Child molester’s sentence stands, court rules

Earl Raff

A Clifton man convicted of sexually molesting a 12-year-old girl and her 11-year-old sister will serve out his two consecutive 23-year prison sentences, the Colorado Court of Appeals ruled Thursday.

Earl Dean Raff, 31, pleaded guilty in 2008 on two counts of sexual assault on a child by a person in a position of trust after being charged on 20 counts of sexual assault as part of a pattern of abuse.

Raff’s court-appointed attorneys tried to argue in his latest appeal that his sentence, 23 years to life for sexual assault of each of the pre-teen girls, was contrary to the Colorado Legislature’s intent in sentencing goals, specifically in rehabilitation and protection of public safety.

But a three-judge panel unanimously ruled that Mesa County District Judge Valerie Robison did not abuse her discretion in imposing the sentence, saying she properly weighed all the aggravating factors.

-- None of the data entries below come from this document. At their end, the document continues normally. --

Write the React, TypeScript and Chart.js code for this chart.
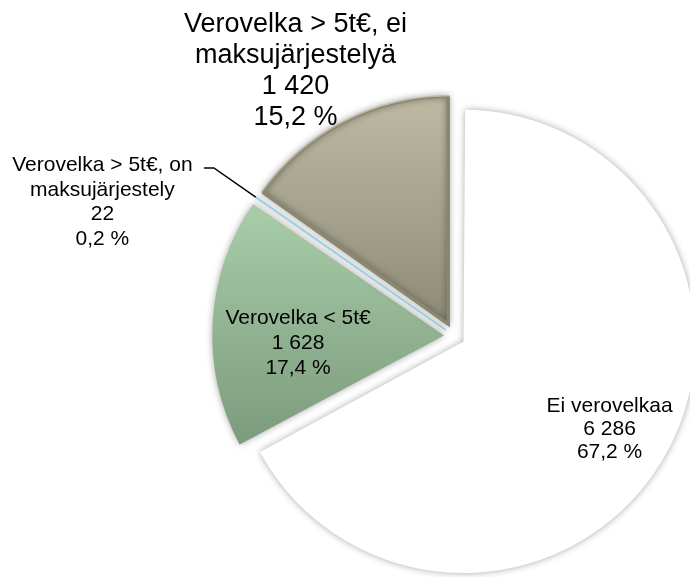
import React, { useEffect, useRef } from "react";
import { Chart, registerables } from "chart.js";

Chart.register(...registerables);

// ---- data ----
const categoryLines: string[][] = [
  ["Ei verovelkaa"],
  ["Verovelka < 5t€"],
  ["Verovelka > 5t€, on", "maksujärjestely"],
  ["Verovelka > 5t€, ei", "maksujärjestelyä"],
];
const categories = categoryLines.map((l) => l.join(" "));
const counts = [6286, 1628, 22, 1420];

// ---- styling / label placement ----
const RADIUS = 232;
const EXPLODE = 10.5; // px each slice is pulled out
const labelDistance = [0.734, 0.63, 1.58, 1.287];
const labelAngleShift = [0, -6.3, -14.5, -3.77];
const labelFontSize = [21, 21, 21, 27];
const labelLineHeight = [23, 25, 24.5, 31];
const hasLeader = [false, false, true, false];
const leaderElbow = 1.22;
const FONT = '"Liberation Sans", Arial, Helvetica, sans-serif';

const total = counts.reduce((a, b) => a + b, 0);
const fmtInt = (n: number) => String(n).replace(/\B(?=(\d{3})+(?!\d))/g, " ");
const fmtPct = (n: number) => ((n / total) * 100).toFixed(1).replace(".", ",") + " %";

const radiusFix = {
  id: "radiusFix",
  beforeDatasetDraw(chart: any, args: any) {
    args.meta.data.forEach((arc: any) => {
      const off = (arc.options.offset || 0) / 4;
      const fix = 1 - Math.sin(Math.min(Math.PI, arc.circumference || 0));
      arc.$savedR = arc.outerRadius;
      arc.outerRadius = arc.outerRadius - off * fix;
    });
    const c = chart.ctx;
    c.save();
    c.shadowColor = "rgba(0,0,0,0.35)";
    c.shadowBlur = 7;
    c.shadowOffsetX = 0;
    c.shadowOffsetY = 0;
  },
  afterDatasetDraw(chart: any, args: any) {
    chart.ctx.restore();
    args.meta.data.forEach((arc: any) => {
      if (arc.$savedR !== undefined) arc.outerRadius = arc.$savedR;
    });
  },
};

const labelPlugin = {
  id: "sliceLabels",
  afterDatasetsDraw(chart: any) {
    const meta = chart.getDatasetMeta(0);
    const ctx = chart.ctx;
    ctx.save();
    ctx.fillStyle = "#000";
    ctx.textAlign = "center";
    ctx.textBaseline = "middle";
    meta.data.forEach((arc: any, i: number) => {
      const { x, y, startAngle, endAngle, outerRadius } = arc;
      const mid = (startAngle + endAngle) / 2;
      const t = (arc.options.offset || 0) / 4;
      const cx = x + Math.cos(mid) * t;
      const cy = y + Math.sin(mid) * t;
      const a = mid + (labelAngleShift[i] * Math.PI) / 180;
      const d = outerRadius * labelDistance[i];
      const lx = cx + Math.cos(a) * d;
      const ly = cy + Math.sin(a) * d;
      const lines = [...categoryLines[i], fmtInt(counts[i]), fmtPct(counts[i])];
      const lh = labelLineHeight[i];
      ctx.font = `${labelFontSize[i]}px ${FONT}`;
      const y0 = ly - ((lines.length - 1) * lh) / 2;
      lines.forEach((s, k) => ctx.fillText(s, lx, y0 + k * lh));
      if (hasLeader[i]) {
        const ex = cx + Math.cos(mid) * outerRadius;
        const ey = cy + Math.sin(mid) * outerRadius;
        const bx = cx + Math.cos(mid) * outerRadius * leaderElbow;
        const by = cy + Math.sin(mid) * outerRadius * leaderElbow;
        ctx.beginPath();
        ctx.strokeStyle = "#000";
        ctx.lineWidth = 1.5;
        ctx.moveTo(ex, ey);
        ctx.lineTo(bx, by);
        ctx.lineTo(bx - 10, by);
        ctx.stroke();
      }
    });
    ctx.restore();
  },
};

export default function App() {
  const ref = useRef<HTMLCanvasElement | null>(null);
  useEffect(() => {
    if (!ref.current) return;
    const R = RADIUS;
    const grad = (chart: any, from: number, to: number, c1: string, c2: string) => {
      const area = chart.chartArea;
      if (!area) return c1;
      const cy = (area.top + area.bottom) / 2;
      const g = chart.ctx.createLinearGradient(0, cy + from * R, 0, cy + to * R);
      g.addColorStop(0, c1);
      g.addColorStop(1, c2);
      return g;
    };
    const chart = new Chart(ref.current, {
      type: "pie",
      data: {
        labels: categories,
        datasets: [
          {
            data: counts,
            radius: R,
            clip: false,
            offset: EXPLODE * 4,
            backgroundColor: (c: any) => {
              const i = c.dataIndex;
              if (i === 0) return "#ffffff";
              if (i === 1) return grad(c.chart, -0.55, 0.47, "#a8cca8", "#7c9b7c");
              if (i === 2) return "#9fd3e3";
              return grad(c.chart, -1, 0, "#bebaa4", "#8c8a76");
            },
            borderColor: ["#ffffff", "#9ebf9e", "#9fd3e3", "#8b8870"],
            borderWidth: [0, 0, 2, 3],
            borderAlign: ["inner", "inner", "center", "inner"],
            hoverOffset: 0,
          } as any,
        ],
      },
      options: {
        responsive: false,
        animation: false,
        layout: { padding: { left: 219, right: 0, top: 95, bottom: 0 } },
        plugins: {
          legend: { display: false },
          tooltip: { enabled: false },
        },
        events: [],
      } as any,
      plugins: [radiusFix, labelPlugin],
    });
    return () => chart.destroy();
  }, []);
  return (
    <div style={{ position: "fixed", left: 0, top: 0, width: 690, height: 577, background: "#fff" }}>
      <canvas ref={ref} width={690} height={577} style={{ display: "block" }} />
    </div>
  );
}
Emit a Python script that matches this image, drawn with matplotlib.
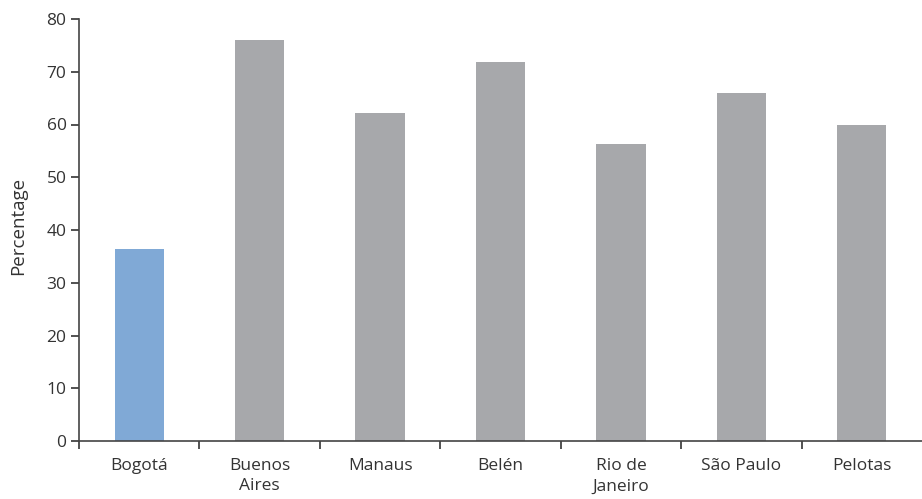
import matplotlib
matplotlib.use('Agg')
import matplotlib.pyplot as plt
import numpy as np

cities = ['Bogotá', 'Buenos\nAires', 'Manaus', 'Belén', 'Rio de\nJaneiro', 'São Paulo', 'Pelotas']
pct = [36.4, 76.0, 62.2, 71.8, 56.3, 66.0, 59.9]
bar_colors = ['#80a9d6', '#a7a8ab', '#a7a8ab', '#a7a8ab', '#a7a8ab', '#a7a8ab', '#a7a8ab']

plt.rcParams['font.family'] = ['Open Sans', 'DejaVu Sans']
plt.rcParams['font.size'] = 12.5

fig = plt.figure(figsize=(9.22, 4.99), dpi=100)
ax = fig.add_axes([79/922, 1 - 441/499, 1 - 79/922, 422/499])

x = np.arange(len(cities))
ax.bar(x, pct, width=0.41, color=bar_colors)

ax.set_xlim(-0.5, 6.5)
ax.set_ylim(0, 80)
ax.set_yticks(range(0, 81, 10))
ax.set_xticks(x)
ax.set_xticklabels(cities, color='#333333', linespacing=1.4)
ax.set_xticks(np.arange(-0.5, 6.0, 1.0), minor=True)
ax.tick_params(axis='x', which='major', length=0, pad=12)
ax.tick_params(axis='x', which='minor', length=6, width=1.2, color='#333333', direction='out')
ax.tick_params(axis='y', length=6, width=1.2, color='#333333', labelcolor='#333333', pad=3)

for s in ['top', 'right']:
    ax.spines[s].set_visible(False)
for s in ['left', 'bottom']:
    ax.spines[s].set_color('#444444')
    ax.spines[s].set_linewidth(1.2)

ax.set_ylabel('Percentage', color='#333333', fontsize=13.5)
ax.yaxis.set_label_coords(-0.062, 0.51)

fig.savefig('out.png', dpi=100)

“A trial court has broad discretion when imposing a sentence, and its determination will not be overturned in the absence of a clear abuse of discretion,” Appellate Judge James Casebolt wrote in the ruling, which was joined by judges Nancy Lichtenstein and Robert Kapelke. “Only in exceptional cases will an appellate court substitute its judgment for that of the trial court in sentencing matters.”

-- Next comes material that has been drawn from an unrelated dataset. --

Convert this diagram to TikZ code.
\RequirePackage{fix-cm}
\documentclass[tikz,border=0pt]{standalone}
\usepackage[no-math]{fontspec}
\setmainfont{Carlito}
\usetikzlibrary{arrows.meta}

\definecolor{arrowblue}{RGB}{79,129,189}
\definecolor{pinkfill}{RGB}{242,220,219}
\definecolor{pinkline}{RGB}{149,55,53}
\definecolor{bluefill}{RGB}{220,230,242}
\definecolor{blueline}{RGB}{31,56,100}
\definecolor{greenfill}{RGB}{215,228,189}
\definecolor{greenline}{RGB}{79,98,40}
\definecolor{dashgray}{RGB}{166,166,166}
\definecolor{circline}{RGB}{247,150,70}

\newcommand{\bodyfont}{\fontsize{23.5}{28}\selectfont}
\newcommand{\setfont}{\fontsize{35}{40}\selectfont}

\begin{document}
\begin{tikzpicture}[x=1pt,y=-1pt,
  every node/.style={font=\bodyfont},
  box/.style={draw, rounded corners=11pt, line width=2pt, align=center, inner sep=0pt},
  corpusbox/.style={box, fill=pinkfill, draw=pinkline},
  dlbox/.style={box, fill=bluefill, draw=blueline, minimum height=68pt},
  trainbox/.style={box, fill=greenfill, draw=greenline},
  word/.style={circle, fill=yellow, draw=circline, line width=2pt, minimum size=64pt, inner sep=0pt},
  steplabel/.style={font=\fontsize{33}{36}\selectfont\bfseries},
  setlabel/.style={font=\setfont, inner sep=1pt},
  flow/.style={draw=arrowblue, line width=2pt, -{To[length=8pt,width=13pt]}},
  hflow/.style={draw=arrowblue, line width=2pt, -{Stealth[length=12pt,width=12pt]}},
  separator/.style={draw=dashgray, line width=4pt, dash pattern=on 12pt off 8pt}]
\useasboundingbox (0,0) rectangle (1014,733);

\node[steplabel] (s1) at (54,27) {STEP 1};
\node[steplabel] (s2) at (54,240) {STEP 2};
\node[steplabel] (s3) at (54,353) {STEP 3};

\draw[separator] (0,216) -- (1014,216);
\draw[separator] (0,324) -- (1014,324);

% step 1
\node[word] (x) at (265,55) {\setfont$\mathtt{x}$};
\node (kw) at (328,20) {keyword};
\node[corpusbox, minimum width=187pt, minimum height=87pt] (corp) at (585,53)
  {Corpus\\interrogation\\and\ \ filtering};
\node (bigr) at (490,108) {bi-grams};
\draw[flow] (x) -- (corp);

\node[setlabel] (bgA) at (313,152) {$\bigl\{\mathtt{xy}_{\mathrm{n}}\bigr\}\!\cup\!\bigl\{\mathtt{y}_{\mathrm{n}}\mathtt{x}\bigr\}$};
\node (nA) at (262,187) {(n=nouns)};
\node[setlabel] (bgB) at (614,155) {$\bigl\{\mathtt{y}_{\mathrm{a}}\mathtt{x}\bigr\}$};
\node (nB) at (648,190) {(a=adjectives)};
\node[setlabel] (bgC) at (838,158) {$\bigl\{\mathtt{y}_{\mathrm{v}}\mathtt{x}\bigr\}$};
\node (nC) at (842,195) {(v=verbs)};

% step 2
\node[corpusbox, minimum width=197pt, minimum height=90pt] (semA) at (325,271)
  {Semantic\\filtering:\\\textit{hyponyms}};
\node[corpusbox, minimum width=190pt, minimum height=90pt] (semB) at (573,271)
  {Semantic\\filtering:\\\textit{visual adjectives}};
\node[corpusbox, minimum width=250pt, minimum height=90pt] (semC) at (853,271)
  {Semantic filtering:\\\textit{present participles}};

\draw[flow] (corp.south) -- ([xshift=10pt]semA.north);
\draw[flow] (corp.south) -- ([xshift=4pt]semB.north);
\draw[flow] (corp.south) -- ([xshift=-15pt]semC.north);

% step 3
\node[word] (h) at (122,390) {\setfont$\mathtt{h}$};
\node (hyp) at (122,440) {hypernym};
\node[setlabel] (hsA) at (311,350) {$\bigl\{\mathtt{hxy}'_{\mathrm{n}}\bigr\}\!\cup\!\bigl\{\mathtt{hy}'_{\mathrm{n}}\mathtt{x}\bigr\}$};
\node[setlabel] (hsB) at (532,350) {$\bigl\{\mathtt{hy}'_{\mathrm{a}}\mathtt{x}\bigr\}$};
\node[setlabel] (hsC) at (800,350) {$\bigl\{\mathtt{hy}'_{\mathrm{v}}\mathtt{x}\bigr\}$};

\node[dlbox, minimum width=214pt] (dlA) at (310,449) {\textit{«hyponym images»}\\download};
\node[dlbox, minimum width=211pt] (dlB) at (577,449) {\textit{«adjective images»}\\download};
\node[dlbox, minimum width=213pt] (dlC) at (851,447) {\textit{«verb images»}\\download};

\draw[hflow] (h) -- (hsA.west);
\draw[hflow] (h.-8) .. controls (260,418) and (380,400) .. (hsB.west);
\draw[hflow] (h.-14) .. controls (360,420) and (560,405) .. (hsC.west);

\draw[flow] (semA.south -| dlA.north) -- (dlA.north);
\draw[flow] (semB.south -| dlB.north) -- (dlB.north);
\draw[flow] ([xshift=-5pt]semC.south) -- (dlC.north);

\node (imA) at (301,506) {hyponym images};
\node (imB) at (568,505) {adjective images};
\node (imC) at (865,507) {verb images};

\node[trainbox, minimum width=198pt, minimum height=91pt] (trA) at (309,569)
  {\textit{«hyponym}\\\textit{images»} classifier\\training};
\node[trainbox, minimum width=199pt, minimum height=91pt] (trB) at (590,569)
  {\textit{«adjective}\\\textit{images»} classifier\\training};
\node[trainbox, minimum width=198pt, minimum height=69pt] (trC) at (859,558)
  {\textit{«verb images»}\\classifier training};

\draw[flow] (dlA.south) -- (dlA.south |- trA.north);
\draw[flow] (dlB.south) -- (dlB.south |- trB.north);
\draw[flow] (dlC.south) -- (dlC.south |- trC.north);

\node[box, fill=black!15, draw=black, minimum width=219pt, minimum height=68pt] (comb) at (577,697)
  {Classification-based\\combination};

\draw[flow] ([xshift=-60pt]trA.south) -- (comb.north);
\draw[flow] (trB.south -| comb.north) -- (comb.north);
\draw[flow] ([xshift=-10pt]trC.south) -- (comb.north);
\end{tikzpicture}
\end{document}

In this case, the sentencing range for the class-3 sexual assault felonies Raff was convicted of carry a maximum sentence of 24 years to life.

Initially, Raff was sentenced to two consecutive 25-year sentences, but that term was tossed out by the Court of Appeals in 2010 as being too excessive. The following year, Robison resentenced him to the lesser sentence.

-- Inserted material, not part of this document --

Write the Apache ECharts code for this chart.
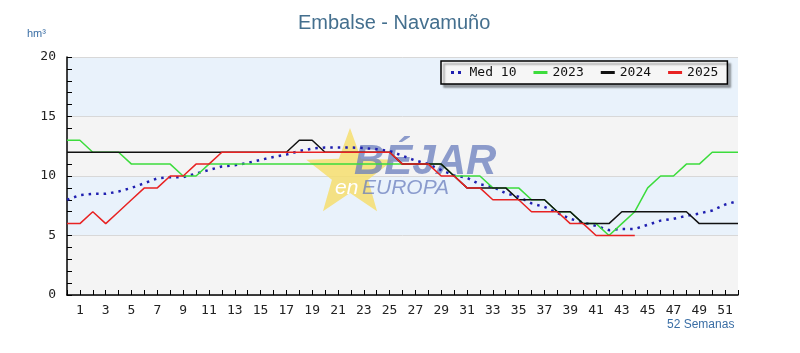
<!DOCTYPE html>
<html>
<head>
<meta charset="utf-8">
<script src="https://cdn.jsdelivr.net/npm/echarts@6/dist/echarts.min.js"></script>
<style>
    html, body { margin: 0; padding: 0; background: #fff; }
    #embalseChart { width: 800px; height: 353px; }
</style>
</head>
<body>
<div id="embalseChart"></div>
<script>
    // semanas del año (0..52), solo se rotulan las impares
    const semanas = ['0', '1', '2', '3', '4', '5', '6', '7', '8', '9', '10', '11', '12', '13', '14', '15', '16', '17',
        '18', '19', '20', '21', '22', '23', '24', '25', '26', '27', '28', '29', '30', '31', '32', '33', '34', '35',
        '36', '37', '38', '39', '40', '41', '42', '43', '44', '45', '46', '47', '48', '49', '50', '51', '52'];

    // hm3 por semana
    const med10 = [8.0, 8.4, 8.5, 8.5, 8.7, 9.0, 9.4, 9.8, 9.9, 9.9,
        10.2, 10.5, 10.8, 10.9, 11.1, 11.35, 11.6, 11.8, 12.1, 12.3,
        12.4, 12.4, 12.4, 12.35, 12.25, 12.1, 11.7, 11.3, 11.0, 10.5,
        10.05, 9.85, 9.3, 9.1, 8.55, 8.25, 7.7, 7.4, 6.9, 6.4,
        6.1, 5.8, 5.45, 5.55, 5.55, 5.9, 6.25, 6.4, 6.65, 6.85,
        7.1, 7.6, 7.9];
    const y2023 = [13, 13, 12, 12, 12, 11, 11, 11, 11, 10,
        10, 11, 11, 11, 11, 11, 11, 11, 11, 11,
        11, 11, 11, 11, 11, 11, 11, 11, 11, 11,
        10, 10, 10, 9, 9, 9, 8, 8, 7, 7,
        6, 6, 5, 6, 7, 9, 10, 10, 11, 11,
        12, 12, 12];
    const y2024 = [12, 12, 12, 12, 12, 12, 12, 12, 12, 12,
        12, 12, 12, 12, 12, 12, 12, 12, 13, 13,
        12, 12, 12, 12, 12, 12, 11, 11, 11, 11,
        10, 9, 9, 9, 9, 8, 8, 8, 7, 7,
        6, 6, 6, 7, 7, 7, 7, 7, 7, 6,
        6, 6, 6];
    const y2025 = [6, 6, 7, 6, 7, 8, 9, 9, 10, 10,
        11, 11, 12, 12, 12, 12, 12, 12, 12, 12,
        12, 12, 12, 12, 12, 12, 11, 11, 11, 10,
        10, 9, 9, 8, 8, 8, 7, 7, 7, 6,
        6, 5, 5, 5, 5];

    // estrella del logo de fondo
    function starPoints(cx, cy, R, r) {
        let pts = [];
        for (let i = 0; i < 10; i++) {
            let ang = -Math.PI / 2 + i * Math.PI / 5;
            let rad = i % 2 === 0 ? R : r;
            pts.push([cx + rad * Math.cos(ang), cy + rad * Math.sin(ang)]);
        }
        return pts;
    }

    const monoFont = 'DejaVu Sans Mono';

    let myChart = echarts.init(document.getElementById('embalseChart'));

    let option = {
        animation: false,
        title: {
            text: 'Embalse - Navamuño',
            left: 293,
            top: 8,
            textStyle: {
                fontFamily: 'Liberation Sans',
                fontSize: 20,
                fontWeight: 'normal',
                color: '#446f8e'
            }
        },
        legend: {
            data: [
                {name: 'Med 10', icon: 'path://M1,0h3v3h-3z M8,0h3v3h-3z M14,0h0.01v3h-0.01z'},
                {name: '2023', icon: 'rect'},
                {name: '2024', icon: 'rect'},
                {name: '2025', icon: 'rect'}
            ],
            left: 441,
            top: 61,
            padding: [5, 9, 5, 10],
            itemGap: 17,
            itemWidth: 14,
            itemHeight: 3,
            backgroundColor: '#f6f6f6',
            borderColor: '#000',
            borderWidth: 1.5,
            borderRadius: 0,
            shadowColor: 'rgba(0,0,0,0.35)',
            shadowBlur: 2,
            shadowOffsetX: 3,
            shadowOffsetY: 3,
            textStyle: {
                fontFamily: monoFont,
                fontSize: 13,
                color: '#111'
            }
        },
        grid: {
            left: 67,
            right: 62,
            top: 57,
            bottom: 58
        },
        xAxis: {
            type: 'category',
            boundaryGap: false,
            data: semanas,
            axisLine: {
                lineStyle: {color: '#000', width: 1.5}
            },
            axisTick: {
                inside: true,
                interval: 0,
                length: 5,
                lineStyle: {color: '#000'}
            },
            axisLabel: {
                interval: function (index) {
                    return index % 2 === 1;
                },
                margin: 9,
                fontFamily: monoFont,
                fontSize: 13,
                color: '#222'
            }
        },
        yAxis: {
            type: 'value',
            min: 0,
            max: 20,
            interval: 5,
            axisLine: {
                show: true,
                lineStyle: {color: '#000', width: 1.5}
            },
            axisTick: {
                show: true,
                inside: true,
                length: 5,
                lineStyle: {color: '#000'}
            },
            minorTick: {
                show: true,
                splitNumber: 5,
                length: 5,
                lineStyle: {color: '#000'}
            },
            axisLabel: {
                margin: 11,
                fontFamily: monoFont,
                fontSize: 13,
                color: '#222'
            },
            splitLine: {
                lineStyle: {color: '#d8d8d8'}
            },
            splitArea: {
                show: true,
                areaStyle: {color: ['#f4f4f4', '#e9f2fb']}
            }
        },
        graphic: [
            {
                type: 'text', left: 27, top: 28, z: 5,
                style: {text: 'hm³', fontFamily: 'Liberation Sans', fontSize: 11, fill: '#3a6ea5'}
            },
            {
                type: 'text', left: 667, top: 319, z: 5,
                style: {text: '52 Semanas', fontFamily: 'Liberation Sans', fontSize: 12, fill: '#3a6ea5'}
            },
            {
                type: 'polygon', z: 1, silent: true,
                shape: {points: starPoints(350, 174, 46, 19)},
                style: {fill: 'rgba(246, 222, 110, 0.85)'}
            },
            {
                type: 'text', left: 354, top: 141, z: 1, silent: true,
                style: {
                    text: 'BÉJAR', fontFamily: 'Liberation Sans', fontSize: 42,
                    fontWeight: 'bold', fontStyle: 'italic', fill: 'rgba(105, 125, 190, 0.75)'
                }
            },
            {
                type: 'text', left: 362, top: 178, z: 1, silent: true,
                style: {
                    text: 'EUROPA', fontFamily: 'Liberation Sans', fontSize: 21,
                    fontStyle: 'italic', fill: 'rgba(105, 125, 190, 0.75)'
                }
            },
            {
                type: 'text', left: 335, top: 178, z: 1, silent: true,
                style: {
                    text: 'en', fontFamily: 'Liberation Sans', fontSize: 21,
                    fontStyle: 'italic', fill: '#ffffff'
                }
            }
        ],
        series: [
            {
                name: 'Med 10',
                type: 'line',
                data: med10,
                symbol: 'none',
                color: '#1f1fb0',
                lineStyle: {width: 2.5, type: [2.5, 5], color: '#1f1fb0'}
            },
            {
                name: '2023',
                type: 'line',
                data: y2023,
                symbol: 'none',
                color: '#3cdc3c',
                lineStyle: {width: 1.5, color: '#3cdc3c'}
            },
            {
                name: '2024',
                type: 'line',
                data: y2024,
                symbol: 'none',
                color: '#111',
                lineStyle: {width: 1.5, color: '#111'}
            },
            {
                name: '2025',
                type: 'line',
                data: y2025,
                symbol: 'none',
                color: '#e82222',
                lineStyle: {width: 1.5, color: '#e82222'}
            }
        ]
    };

    myChart.setOption(option);
</script>
</body>
</html>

Raff, who currently is serving time in the Arkansas Valley Correctional Facility in Crowley, had the two children in his home in the 400 block of Bing Street when he assaulted them over a seven-month period, according to his arrest affidavit.

They were in the home with their mother, who is related to Raff’s wife.

According to the court ruling, Raff disclosed to the mother that he was a registered sex offender for having consensual sex with a younger girl. Actually, the details of his prior offense were that he was 16 at the time and the younger girl was a relative, the ruling said.

During sentencing, Robison ruled that there were extraordinary aggravating factors in the case, some of which came from written testimony from the mother and two girls, who said they were traumatized by the incident and no longer felt welcome in their church “because defendant’s family had spread untrue rumors” about the girls, the ruling says.

“The victims’ mother’s letter described changes in her family and in her children,” Casebold wrote. “She also told the court that the family had been shunned by their church community because of rumors that were allegedly spread by defendant’s family.”

Raff’s attorneys also tried to argue that the judge gave too much weight to what the victims experienced, saying it was not unique to other sex assault cases to warrant a harsher sentence.

The court disagreed, saying there’s no such thing as normal.

“(Robison) focused on defendant’s position of trust with respect to the victims in the context of his knowledge that he had previously sexually assaulted his (relative), but yet chose to allow the girls into his home,” the ruling said. “Thus, the principal aggravating factor is that defendant had a previous adjudication for sexual assault on a child, but still allowed himself to be placed in a position of trust.”

Raff won’t be eligible for parole until 2055.